WRITTEN INSTRUCTION —
Write out the listing below exactly, and omit any images you find in it.

GIVEN INFORMATION —
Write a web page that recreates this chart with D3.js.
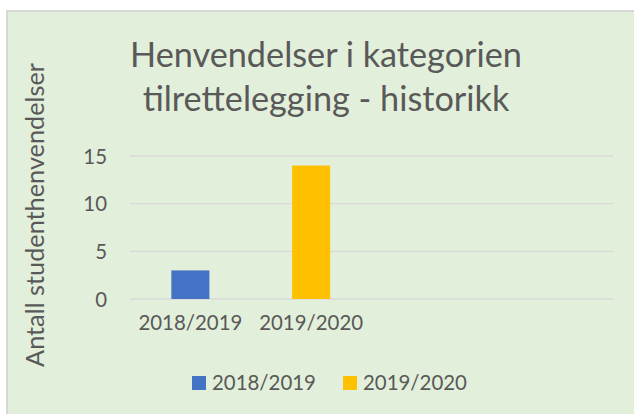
<!DOCTYPE html>
<html><head><meta charset="utf-8">
<script src="https://cdn.jsdelivr.net/npm/d3@7"></script>
<style>html,body{margin:0;padding:0;background:#fff;}</style>
</head><body>
<script>
const categories = ["2018/2019", "2019/2020", "", ""];
const seriesNames = ["2018/2019", "2019/2020"];
const seriesValues = [3, 14];
const seriesCategoryIndex = [0, 1];
const seriesColors = ["#4472C4", "#FFC000"];
const yTicks = [0, 5, 10, 15];
const titleLines = ["Henvendelser i kategorien", "tilrettelegging - historikk"];
const yTitle = "Antall studenthenvendelser";

const W = 634, H = 414;
const font = "Lato, 'Open Sans', sans-serif";
const txt = "#595959";
const svg = d3.select("body").append("svg").attr("width", W).attr("height", H);

svg.append("rect").attr("x", 7).attr("y", 11).attr("width", 660).attr("height", 420)
  .attr("fill", "#E2EFDA").attr("stroke", "#D0D0D0").attr("stroke-width", 1.6);

function fit(sel, target) {
  const w = sel.node().getComputedTextLength();
  const fs = parseFloat(sel.attr("font-size"));
  sel.attr("font-size", fs * target / w);
  return fs * target / w;
}

// measure base size for small text
const probe = svg.append("text").attr("font-family", font).attr("font-size", 20).text("2018/2019");
const smallFs = fit(probe, 104);
probe.remove();

// title
const t1 = svg.append("text").attr("x", 326).attr("y", 67).attr("text-anchor", "middle")
  .attr("font-family", font).attr("font-size", 30).attr("fill", txt).text(titleLines[0]);
fit(t1, 392);
const t2 = svg.append("text").attr("x", 326).attr("y", 111).attr("text-anchor", "middle")
  .attr("font-family", font).attr("font-size", t1.attr("font-size")).attr("fill", txt).text(titleLines[1]);

const x = d3.scaleBand().domain(d3.range(categories.length)).range([130, 613]).paddingInner(0).paddingOuter(0);
const y = d3.scaleLinear().domain([0, 15]).range([299, 156]);

// gridlines
svg.append("g").selectAll("line").data(yTicks).join("line")
  .attr("x1", 130).attr("x2", 613).attr("y1", d => y(d)).attr("y2", d => y(d))
  .attr("stroke", "#D9D9D9").attr("stroke-width", 1.3);

// y axis labels
const yAxis = svg.append("g").attr("transform", "translate(118,0)")
  .call(d3.axisLeft(y).tickValues(yTicks).tickSize(0).tickPadding(11));
yAxis.select(".domain").remove();
yAxis.selectAll("text").attr("font-family", font).attr("font-size", smallFs).attr("fill", txt).attr("dy", "0.35em");

// bars
const barW = x.bandwidth() * 0.315;
svg.append("g").selectAll("rect").data(seriesValues).join("rect")
  .attr("x", (d, i) => x(seriesCategoryIndex[i]) + x.bandwidth() / 2 - barW / 2)
  .attr("width", barW)
  .attr("y", d => y(d)).attr("height", d => y(0) - y(d))
  .attr("fill", (d, i) => seriesColors[i]);

// x axis labels
const xAxis = svg.append("g").attr("transform", "translate(0,299)")
  .call(d3.axisBottom(x).tickSize(0).tickPadding(24).tickFormat(i => categories[i]));
xAxis.select(".domain").remove();
xAxis.selectAll("text").attr("font-family", font).attr("font-size", smallFs).attr("fill", txt).attr("dy", "0.35em");

// y title
const yt = svg.append("text").attr("transform", "translate(44,215) rotate(-90)")
  .attr("text-anchor", "middle").attr("font-family", font).attr("font-size", 20).attr("fill", txt).text(yTitle);
fit(yt, 304);

// legend
const legX = [192, 343];
const leg = svg.append("g").selectAll("g").data(seriesNames).join("g")
  .attr("transform", (d, i) => `translate(${legX[i]},376)`);
leg.append("rect").attr("width", 14).attr("height", 14).attr("fill", (d, i) => seriesColors[i]);
leg.append("text").attr("x", 20).attr("y", 14).attr("font-family", font).attr("font-size", smallFs)
  .attr("fill", txt).text(d => d);
</script>
</body></html>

RESPONSE FOR THIS EXERCISE —
Write a web page that recreates this chart with D3.js.
<!DOCTYPE html>
<html><head><meta charset="utf-8">
<script src="https://cdn.jsdelivr.net/npm/d3@7"></script>
<style>html,body{margin:0;padding:0;background:#fff;}</style>
</head><body>
<script>
const categories = ["2018/2019", "2019/2020", "", ""];
const seriesNames = ["2018/2019", "2019/2020"];
const seriesValues = [3, 14];
const seriesCategoryIndex = [0, 1];
const seriesColors = ["#4472C4", "#FFC000"];
const yTicks = [0, 5, 10, 15];
const titleLines = ["Henvendelser i kategorien", "tilrettelegging - historikk"];
const yTitle = "Antall studenthenvendelser";

const W = 634, H = 414;
const font = "Lato, 'Open Sans', sans-serif";
const txt = "#595959";
const svg = d3.select("body").append("svg").attr("width", W).attr("height", H);

svg.append("rect").attr("x", 7).attr("y", 11).attr("width", 660).attr("height", 420)
  .attr("fill", "#E2EFDA").attr("stroke", "#D0D0D0").attr("stroke-width", 1.6);

function fit(sel, target) {
  const w = sel.node().getComputedTextLength();
  const fs = parseFloat(sel.attr("font-size"));
  sel.attr("font-size", fs * target / w);
  return fs * target / w;
}

// measure base size for small text
const probe = svg.append("text").attr("font-family", font).attr("font-size", 20).text("2018/2019");
const smallFs = fit(probe, 104);
probe.remove();

// title
const t1 = svg.append("text").attr("x", 326).attr("y", 67).attr("text-anchor", "middle")
  .attr("font-family", font).attr("font-size", 30).attr("fill", txt).text(titleLines[0]);
fit(t1, 392);
const t2 = svg.append("text").attr("x", 326).attr("y", 111).attr("text-anchor", "middle")
  .attr("font-family", font).attr("font-size", t1.attr("font-size")).attr("fill", txt).text(titleLines[1]);

const x = d3.scaleBand().domain(d3.range(categories.length)).range([130, 613]).paddingInner(0).paddingOuter(0);
const y = d3.scaleLinear().domain([0, 15]).range([299, 156]);

// gridlines
svg.append("g").selectAll("line").data(yTicks).join("line")
  .attr("x1", 130).attr("x2", 613).attr("y1", d => y(d)).attr("y2", d => y(d))
  .attr("stroke", "#D9D9D9").attr("stroke-width", 1.3);

// y axis labels
const yAxis = svg.append("g").attr("transform", "translate(118,0)")
  .call(d3.axisLeft(y).tickValues(yTicks).tickSize(0).tickPadding(11));
yAxis.select(".domain").remove();
yAxis.selectAll("text").attr("font-family", font).attr("font-size", smallFs).attr("fill", txt).attr("dy", "0.35em");

// bars
const barW = x.bandwidth() * 0.315;
svg.append("g").selectAll("rect").data(seriesValues).join("rect")
  .attr("x", (d, i) => x(seriesCategoryIndex[i]) + x.bandwidth() / 2 - barW / 2)
  .attr("width", barW)
  .attr("y", d => y(d)).attr("height", d => y(0) - y(d))
  .attr("fill", (d, i) => seriesColors[i]);

// x axis labels
const xAxis = svg.append("g").attr("transform", "translate(0,299)")
  .call(d3.axisBottom(x).tickSize(0).tickPadding(24).tickFormat(i => categories[i]));
xAxis.select(".domain").remove();
xAxis.selectAll("text").attr("font-family", font).attr("font-size", smallFs).attr("fill", txt).attr("dy", "0.35em");

// y title
const yt = svg.append("text").attr("transform", "translate(44,215) rotate(-90)")
  .attr("text-anchor", "middle").attr("font-family", font).attr("font-size", 20).attr("fill", txt).text(yTitle);
fit(yt, 304);

// legend
const legX = [192, 343];
const leg = svg.append("g").selectAll("g").data(seriesNames).join("g")
  .attr("transform", (d, i) => `translate(${legX[i]},376)`);
leg.append("rect").attr("width", 14).attr("height", 14).attr("fill", (d, i) => seriesColors[i]);
leg.append("text").attr("x", 20).attr("y", 14).attr("font-family", font).attr("font-size", smallFs)
  .attr("fill", txt).text(d => d);
</script>
</body></html>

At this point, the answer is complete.